In its input, anything of the form ${foo} is expanded with the variable
named foo. It is an error if ${foo} is not defined.
If you need to escape a dollar sign for some reason, the variable
with the empty string name , ${}, has the value "$".
The result of macro expansion is *not* re-expanded. Expansion is done only
when definitions are made.
After variable expansion, lines are checked to see if they are control lines.
Control lines begin with ## (after optional leading whitespace) All such lines are deleted and
do not appear in the output. ### is a comment. Other options
are:
##set variable=value
value may have one of the following forms:
token: Trailing whitespace is stripped. The token may not contain
any whitespace. Use quotes if it's complicated.
"string": The string may have embedded quotes, and whitespace after
the closing quote.
<<"DELIM": This is a here-document, and the value is all of the following
lines up until, but not including, the newline that precedes a line
that consists soley of DELIM, for any DELIM string.

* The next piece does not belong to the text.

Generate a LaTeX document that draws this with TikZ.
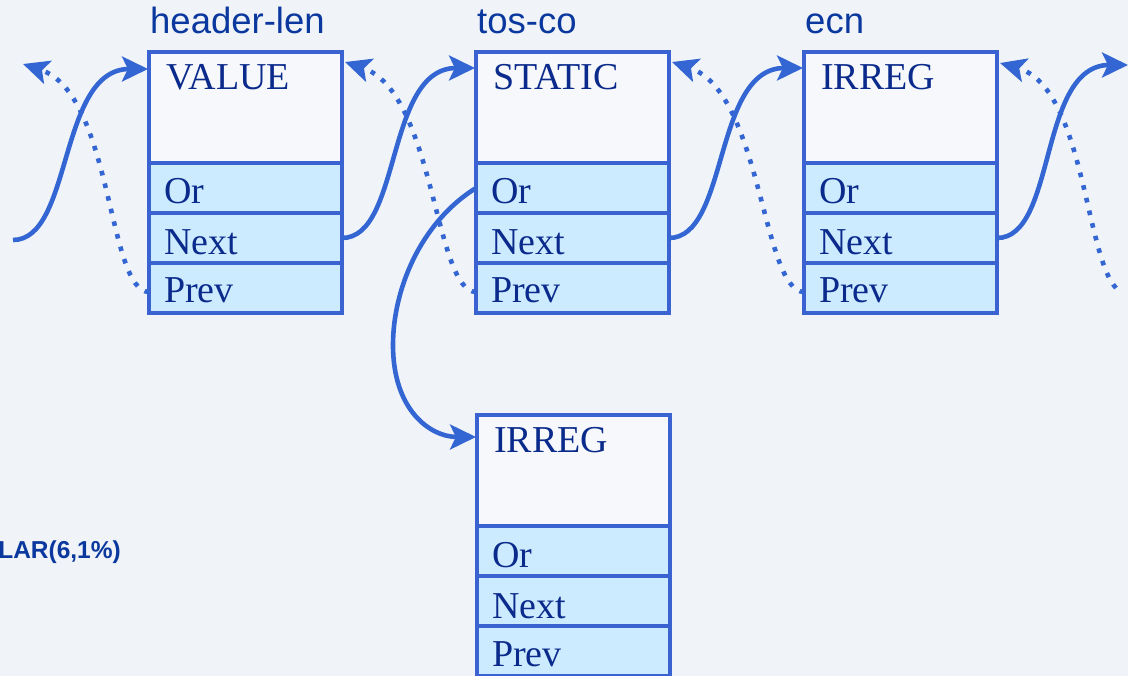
\documentclass[tikz,border=0pt]{standalone}
\usepackage{fontspec}
\setmainfont{Liberation Serif}
\newfontfamily\hfont{Liberation Sans}
\usetikzlibrary{arrows.meta,calc}
\definecolor{bgc}{HTML}{F0F4F8}
\definecolor{boxline}{HTML}{3A62D0}
\definecolor{arrc}{HTML}{3366D2}
\definecolor{txtc}{HTML}{0B2B8C}
\definecolor{hdrc}{HTML}{0A389E}
\definecolor{rowfill}{HTML}{CDEBFF}
\definecolor{valfill}{HTML}{F6F8FB}
\tikzset{
  valrow/.style={rectangle, draw=boxline, line width=3.8pt, fill=valfill, minimum width=193pt, minimum height=111pt, inner sep=0pt, outer sep=0pt, anchor=north west},
  fieldrow/.style={rectangle, draw=boxline, line width=3.8pt, fill=rowfill, minimum width=193pt, minimum height=50pt, inner sep=0pt, outer sep=0pt, anchor=north west},
  fieldtxt/.style={text=txtc, font=\fontsize{38}{40}\selectfont, inner sep=0pt, anchor=base west},
  hdr/.style={text=hdrc, font=\hfont\fontsize{36.5}{38}\selectfont, inner sep=0pt, anchor=base west},
  link/.style={draw=arrc, line width=4.6pt, -{Stealth[length=26pt,width=25pt,inset=6pt]}},
  backlink/.style={draw=arrc, line width=4.6pt, dash pattern=on 4.6pt off 8.4pt, -{Stealth[length=26pt,width=24pt,inset=6pt]}},
}
\newcommand\rohcbox[4]{%
  \node[valrow] (#1v) at (#2,#3) {};
  \node[fieldrow] (#1o) at (#1v.south west) {};
  \node[fieldrow] (#1n) at (#1o.south west) {};
  \node[fieldrow] (#1p) at (#1n.south west) {};
  \node[fieldtxt] (#1vt) at ($(#1v.north west)+(17,38)$) {#4};
  \node[fieldtxt] (#1ot) at ($(#1o.north west)+(15,41)$) {Or};
  \node[fieldtxt] (#1nt) at ($(#1n.north west)+(15,42)$) {Next};
  \node[fieldtxt] (#1pt) at ($(#1p.north west)+(15,40)$) {Prev};
}
\begin{document}
\begin{tikzpicture}[x=1pt,y=-1pt]
\fill[bgc] (0,0) rectangle (1128,676);
\useasboundingbox (0,0) rectangle (1128,676);

\rohcbox{h1}{149}{52}{VALUE}
\rohcbox{h2}{476}{52}{STATIC}
\rohcbox{h3}{804}{52}{IRREG}
\rohcbox{irr}{477}{415}{IRREG}

\node[hdr] (l1) at ($(h1v.north west)+(1,-18)$) {header-len};
\node[hdr] (l2) at ($(h2v.north west)+(1,-18)$) {tos-co};
\node[hdr] (l3) at ($(h3v.north west)+(1,-18)$) {ecn};
\node[text=hdrc, font=\hfont\bfseries\fontsize{24.5}{26}\selectfont, anchor=base east, inner sep=0pt] (lar) at (121,558) {LAR(6,1\%)};

\coordinate (inL) at (13,240);
\coordinate (outL) at (23,64);
\coordinate (outR) at (1128,65);
\coordinate (inR) at (1116,288);
\coordinate (orturn) at (393,345);

\draw[link] (inL) .. controls +(60,0) and +(-90,0) .. ($(h1v.north west)+(-1,17)$);
\draw[link] (h1n.east) .. controls +(60,0) and +(-90,0) .. ($(h2v.north west)+(-1,16)$);
\draw[link] (h2n.east) .. controls +(60,0) and +(-90,0) .. ($(h3v.north west)+(-1,16)$);
\draw[link] (h3n.east) .. controls +(60,0) and +(-90,0) .. (outR);
\draw[link] (h2o.west) .. controls +(-56,35) and +(0,-55) .. (orturn) .. controls +(0,65) and +(-46,0) .. ($(irrv.north west)+(-1,22)$);

\draw[backlink] ($(h1p.west)+(0,4)$) .. controls +(-42,-1) and +(90,30) .. (outL);
\draw[backlink] ($(h2p.west)+(0,4)$) .. controls +(-42,-1) and +(90,30) .. ($(h1v.north east)+(3,10)$);
\draw[backlink] ($(h3p.west)+(0,4)$) .. controls +(-42,-1) and +(90,30) .. ($(h2v.north east)+(3,10)$);
\draw[backlink] (inR) .. controls +(-31,-33) and +(84,24) .. ($(h3v.north east)+(3,11)$);
\end{tikzpicture}
\end{document}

The Delim must be in quotes. You have two options:
"DELIM": Expand macros in the body of the here-document.
'DELIM': Do not expand macros in the here-document.
##include "filename": Insert the named file in place of the current line.
##if num == num
##if num != num
##if num < num
##if num > num
##if num <= num
##if num >= num
##if token eq token
##if token ne token
##ifdef symbol
##ifndef symbol
##else
##endif
You can figure this one out. Macros in between are expanded as usual
(so the ##else or ##endif may be in a macro expansion), but the result
is ignored. String comparison is allowed only between simple words.
#ifdef symbol is true if ${symbol} is defined.